Today's blog post delves into the latest development from the EU concerning the regulation of Artificial Intelligence—the AI Act (AIA). Over the next three weeks, our weekly posts will centre around the main requirements of the AIA and explore potential gaps in this comprehensive legislation. Minor revisions to the text will be made in the coming months, necessitating a wait before reviewing the final wording of the regulation.

The AI Act applies to organisations introducing AI systems to the EU market, deploying them in service, or utilising them within the EU. The defined AI systems are described as “a machine-based system designed to operate with varying levels of autonomy and that may exhibit adaptiveness after deployment and that, for explicit or implicit objectives, infers, from the input it receives, how to generate outputs such as predictions, content, recommendations, or decisions that can influence physical or virtual environments.”

Two notable elements of the definition merit attention. Firstly, it encompasses systems where AI operates autonomously and under human guidance, contrasting with Article 22 of GDPR, which covers only decisions made solely through automated means. Secondly, it includes systems that adjust based on provided information and those that learn to generate outputs based on received data.

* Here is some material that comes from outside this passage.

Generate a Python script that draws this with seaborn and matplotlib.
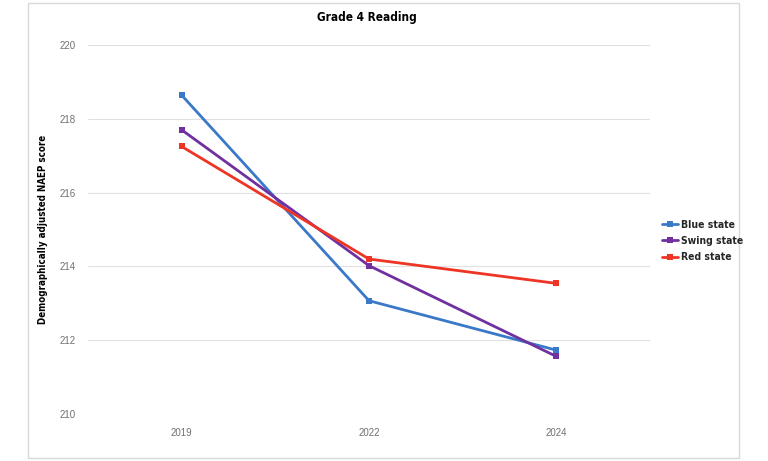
import matplotlib
matplotlib.use("Agg")
import matplotlib.pyplot as plt
import seaborn as sns
import pandas as pd
from matplotlib.patches import Rectangle
from matplotlib.font_manager import FontProperties

years = ["2019", "2022", "2024"]
blue_state = [218.64, 213.07, 211.73]
swing_state = [217.70, 214.02, 211.56]
red_state = [217.25, 214.20, 213.54]
series_names = ["Blue state", "Swing state", "Red state"]
colors = ["#3A78C8", "#7030A0", "#EE3424"]

rows = []
for name, vals in zip(series_names, [blue_state, swing_state, red_state]):
    for y, v in zip(years, vals):
        rows.append({"Year": y, "Score": v, "Series": name})
df = pd.DataFrame(rows)

sns.set_theme(style="white")
plt.rcParams["font.family"] = ["Liberation Sans", "DejaVu Sans"]

def narrow(size):
    return FontProperties(family=["DejaVu Sans"], stretch="condensed", weight="bold", size=size)

fig = plt.figure(figsize=(7.68, 4.61), dpi=100)
ax = fig.add_axes([88/768, 1-414/461, (650-88)/768, (414-45)/461])

sns.lineplot(data=df, x="Year", y="Score", hue="Series", hue_order=series_names,
             palette=colors, marker="s", markersize=4, markeredgewidth=0,
             linewidth=2, ax=ax, legend=True, sort=False)

ax.set_ylim(210, 220)
ax.set_yticks([210, 212, 214, 216, 218, 220])
ax.set_xlim(-0.5, 2.5)
ax.grid(axis="y", color="#E0E0E0", linewidth=0.8)
ax.set_axisbelow(True)
for s in ax.spines.values():
    s.set_visible(False)
ax.tick_params(axis="both", length=0, labelsize=7, labelcolor="#707070", pad=9)
ax.tick_params(axis="x", pad=10)
ax.set_xlabel("")
ax.set_ylabel("Demographically adjusted NAEP score", fontproperties=narrow(7),
              color="black", labelpad=8)

fig.text(367/768, 1-17/461, "Grade 4 Reading", ha="center", va="center",
         fontproperties=narrow(8.5), color="black")

handles, labels = ax.get_legend_handles_labels()
ax.get_legend().remove()
leg = fig.legend(handles, labels, loc="center left", bbox_to_anchor=(653/768, 1-241/461),
                 frameon=False, handlelength=1.5, handletextpad=0.25, labelspacing=0.6,
                 prop=narrow(7.5))

fig.patches.append(Rectangle((28/768, 1-458/461), (739-28)/768, (458-3)/461,
                             transform=fig.transFigure, fill=False,
                             edgecolor="#D9D9D9", linewidth=1))

fig.savefig("out.png", dpi=100)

Thus, the AI systems' definition is notably broad, ensuring flexibility and adaptability. Exemptions from the regulation include systems already subject to harmonisation legislation, as well as those used exclusively for military, defence, or national security purposes, scientific research, development, and purely personal non-professional usage.

A highly discussed exception to the AI Act's applicability pertains to AI systems utilising free and open-source software, which will be addressed in the final blog post, while the next one will focus on the Regulation's classification system.

Before concluding, the timeline of the AI Act shall be discussed. Note that these dates are approximate. In April 2024, the final text of the AI Act will be published. A transition period of six months commences, and in October 2024, the prohibition of certain AI systems comes into force. In April 2025, provisions regarding general-purpose AI (GPAI) systems will come into effect, and finally, in April 2026, the remaining provisions will be enforced.